─── Collected material
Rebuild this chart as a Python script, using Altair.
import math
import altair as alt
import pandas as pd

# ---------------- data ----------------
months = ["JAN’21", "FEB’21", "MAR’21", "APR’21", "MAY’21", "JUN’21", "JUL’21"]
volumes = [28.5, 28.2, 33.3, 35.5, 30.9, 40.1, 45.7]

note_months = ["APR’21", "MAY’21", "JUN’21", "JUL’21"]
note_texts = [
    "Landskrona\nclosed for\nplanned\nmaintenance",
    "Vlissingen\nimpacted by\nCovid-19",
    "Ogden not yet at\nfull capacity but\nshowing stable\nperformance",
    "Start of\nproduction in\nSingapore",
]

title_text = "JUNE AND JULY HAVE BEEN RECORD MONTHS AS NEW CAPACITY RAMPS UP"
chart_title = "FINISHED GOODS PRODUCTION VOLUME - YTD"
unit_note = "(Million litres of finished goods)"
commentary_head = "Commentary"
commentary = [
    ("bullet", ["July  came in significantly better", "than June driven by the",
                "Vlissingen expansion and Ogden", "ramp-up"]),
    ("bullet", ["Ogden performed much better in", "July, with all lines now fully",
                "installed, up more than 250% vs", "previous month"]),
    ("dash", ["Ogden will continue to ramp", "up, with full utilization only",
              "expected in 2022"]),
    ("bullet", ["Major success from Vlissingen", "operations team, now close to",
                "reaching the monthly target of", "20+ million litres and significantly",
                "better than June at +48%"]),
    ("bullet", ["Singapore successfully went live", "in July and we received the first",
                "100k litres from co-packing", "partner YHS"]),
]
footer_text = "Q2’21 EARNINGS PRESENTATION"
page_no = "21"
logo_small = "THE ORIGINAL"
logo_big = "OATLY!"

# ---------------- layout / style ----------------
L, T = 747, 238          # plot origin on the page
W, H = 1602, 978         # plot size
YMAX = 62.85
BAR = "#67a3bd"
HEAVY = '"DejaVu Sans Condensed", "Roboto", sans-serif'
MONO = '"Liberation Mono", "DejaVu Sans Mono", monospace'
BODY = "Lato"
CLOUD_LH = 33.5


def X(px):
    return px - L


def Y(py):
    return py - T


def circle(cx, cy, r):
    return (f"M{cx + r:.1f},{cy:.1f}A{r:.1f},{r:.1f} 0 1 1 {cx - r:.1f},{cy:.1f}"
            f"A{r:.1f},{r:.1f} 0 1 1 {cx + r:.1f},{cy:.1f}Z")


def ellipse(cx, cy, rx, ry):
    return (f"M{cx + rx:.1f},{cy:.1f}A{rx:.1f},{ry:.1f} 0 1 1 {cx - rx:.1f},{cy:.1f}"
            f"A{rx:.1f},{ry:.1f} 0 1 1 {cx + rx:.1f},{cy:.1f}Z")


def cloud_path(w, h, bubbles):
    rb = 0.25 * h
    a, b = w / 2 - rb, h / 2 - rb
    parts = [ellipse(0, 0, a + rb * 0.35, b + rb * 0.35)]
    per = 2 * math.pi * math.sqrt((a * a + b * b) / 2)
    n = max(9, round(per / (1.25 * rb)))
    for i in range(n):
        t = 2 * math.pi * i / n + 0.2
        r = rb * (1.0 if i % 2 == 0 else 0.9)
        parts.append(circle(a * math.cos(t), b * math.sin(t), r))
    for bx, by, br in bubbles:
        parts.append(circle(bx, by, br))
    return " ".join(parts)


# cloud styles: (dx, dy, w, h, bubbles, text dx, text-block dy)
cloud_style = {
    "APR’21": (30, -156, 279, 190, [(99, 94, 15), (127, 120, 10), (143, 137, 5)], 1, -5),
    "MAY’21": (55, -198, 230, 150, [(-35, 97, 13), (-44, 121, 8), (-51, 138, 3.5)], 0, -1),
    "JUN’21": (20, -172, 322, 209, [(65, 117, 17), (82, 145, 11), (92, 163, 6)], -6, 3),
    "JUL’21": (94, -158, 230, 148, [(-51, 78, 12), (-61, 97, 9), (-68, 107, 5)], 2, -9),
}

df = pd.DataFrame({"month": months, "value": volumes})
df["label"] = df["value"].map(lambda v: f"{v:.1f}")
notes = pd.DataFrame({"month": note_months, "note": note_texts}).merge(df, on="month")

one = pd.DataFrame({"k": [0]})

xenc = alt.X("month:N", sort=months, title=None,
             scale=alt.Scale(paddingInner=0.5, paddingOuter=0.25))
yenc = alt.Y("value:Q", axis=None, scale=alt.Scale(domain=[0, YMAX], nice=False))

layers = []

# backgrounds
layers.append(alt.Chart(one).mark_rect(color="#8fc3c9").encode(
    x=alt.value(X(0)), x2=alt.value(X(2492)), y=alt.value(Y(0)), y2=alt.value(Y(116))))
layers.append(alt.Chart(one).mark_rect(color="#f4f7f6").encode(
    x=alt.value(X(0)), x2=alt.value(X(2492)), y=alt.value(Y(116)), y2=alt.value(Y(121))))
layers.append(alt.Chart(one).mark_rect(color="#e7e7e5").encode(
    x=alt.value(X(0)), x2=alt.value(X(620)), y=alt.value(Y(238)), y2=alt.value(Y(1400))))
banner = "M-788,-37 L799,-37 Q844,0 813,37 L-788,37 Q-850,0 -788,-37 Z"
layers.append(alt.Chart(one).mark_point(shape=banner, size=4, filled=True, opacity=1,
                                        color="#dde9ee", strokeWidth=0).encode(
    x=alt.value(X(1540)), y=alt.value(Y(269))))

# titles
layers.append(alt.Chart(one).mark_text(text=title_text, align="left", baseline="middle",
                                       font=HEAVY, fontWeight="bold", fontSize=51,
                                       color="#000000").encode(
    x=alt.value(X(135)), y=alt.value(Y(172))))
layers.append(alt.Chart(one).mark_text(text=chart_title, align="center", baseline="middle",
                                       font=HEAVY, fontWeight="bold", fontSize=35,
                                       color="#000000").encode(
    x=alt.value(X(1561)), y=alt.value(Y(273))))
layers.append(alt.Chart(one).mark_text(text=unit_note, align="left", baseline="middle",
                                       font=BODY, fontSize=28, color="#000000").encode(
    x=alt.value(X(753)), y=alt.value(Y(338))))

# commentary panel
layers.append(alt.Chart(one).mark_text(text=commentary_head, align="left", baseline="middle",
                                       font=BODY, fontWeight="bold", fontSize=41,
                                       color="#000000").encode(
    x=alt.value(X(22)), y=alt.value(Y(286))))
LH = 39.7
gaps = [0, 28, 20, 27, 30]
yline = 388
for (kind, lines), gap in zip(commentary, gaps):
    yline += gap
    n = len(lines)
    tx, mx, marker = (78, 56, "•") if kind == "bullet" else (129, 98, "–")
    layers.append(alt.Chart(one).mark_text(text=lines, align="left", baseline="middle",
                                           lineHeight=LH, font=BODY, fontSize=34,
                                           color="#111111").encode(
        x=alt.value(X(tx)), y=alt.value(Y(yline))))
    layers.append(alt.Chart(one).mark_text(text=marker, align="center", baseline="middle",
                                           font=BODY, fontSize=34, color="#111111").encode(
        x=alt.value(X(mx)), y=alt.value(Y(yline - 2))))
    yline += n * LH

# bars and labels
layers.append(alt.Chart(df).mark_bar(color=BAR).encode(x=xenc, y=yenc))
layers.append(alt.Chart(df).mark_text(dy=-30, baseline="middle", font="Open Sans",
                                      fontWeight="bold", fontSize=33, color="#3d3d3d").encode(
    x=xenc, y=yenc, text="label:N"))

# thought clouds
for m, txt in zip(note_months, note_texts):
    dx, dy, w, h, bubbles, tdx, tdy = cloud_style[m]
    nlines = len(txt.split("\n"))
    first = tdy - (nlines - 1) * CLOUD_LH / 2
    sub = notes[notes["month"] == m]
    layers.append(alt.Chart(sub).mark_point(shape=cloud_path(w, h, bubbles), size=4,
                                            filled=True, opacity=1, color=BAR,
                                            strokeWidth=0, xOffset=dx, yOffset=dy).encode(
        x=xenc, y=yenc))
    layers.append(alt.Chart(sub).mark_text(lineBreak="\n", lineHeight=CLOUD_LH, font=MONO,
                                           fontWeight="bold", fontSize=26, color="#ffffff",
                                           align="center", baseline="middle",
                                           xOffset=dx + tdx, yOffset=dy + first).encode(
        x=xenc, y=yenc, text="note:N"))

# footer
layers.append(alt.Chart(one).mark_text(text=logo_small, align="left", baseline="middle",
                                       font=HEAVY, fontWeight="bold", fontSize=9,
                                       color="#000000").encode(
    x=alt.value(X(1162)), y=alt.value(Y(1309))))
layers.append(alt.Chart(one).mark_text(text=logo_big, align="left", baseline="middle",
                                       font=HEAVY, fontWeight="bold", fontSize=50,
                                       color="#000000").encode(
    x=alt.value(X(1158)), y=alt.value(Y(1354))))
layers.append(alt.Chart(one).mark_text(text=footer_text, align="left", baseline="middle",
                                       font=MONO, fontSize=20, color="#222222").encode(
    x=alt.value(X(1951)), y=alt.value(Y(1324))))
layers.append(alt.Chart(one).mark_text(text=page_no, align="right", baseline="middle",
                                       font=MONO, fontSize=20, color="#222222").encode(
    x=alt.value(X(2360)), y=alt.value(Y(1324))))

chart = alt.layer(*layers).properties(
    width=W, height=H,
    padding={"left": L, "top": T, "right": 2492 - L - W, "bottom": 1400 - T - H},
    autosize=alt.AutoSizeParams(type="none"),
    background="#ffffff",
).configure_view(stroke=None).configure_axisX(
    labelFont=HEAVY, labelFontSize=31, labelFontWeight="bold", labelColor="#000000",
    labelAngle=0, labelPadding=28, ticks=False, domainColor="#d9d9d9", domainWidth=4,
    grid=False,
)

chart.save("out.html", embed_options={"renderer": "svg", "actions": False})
──────
**Goal**
Everything from the first line above up to and including the line that contains "volumes = [28.5, 28.2, 33.3, 35.5, 30.9, 40.1, 45.7]" should be printed exactly; please print only that.

**Exercise response**
Rebuild this chart as a Python script, using Altair.
import math
import altair as alt
import pandas as pd

# ---------------- data ----------------
months = ["JAN’21", "FEB’21", "MAR’21", "APR’21", "MAY’21", "JUN’21", "JUL’21"]
volumes = [28.5, 28.2, 33.3, 35.5, 30.9, 40.1, 45.7]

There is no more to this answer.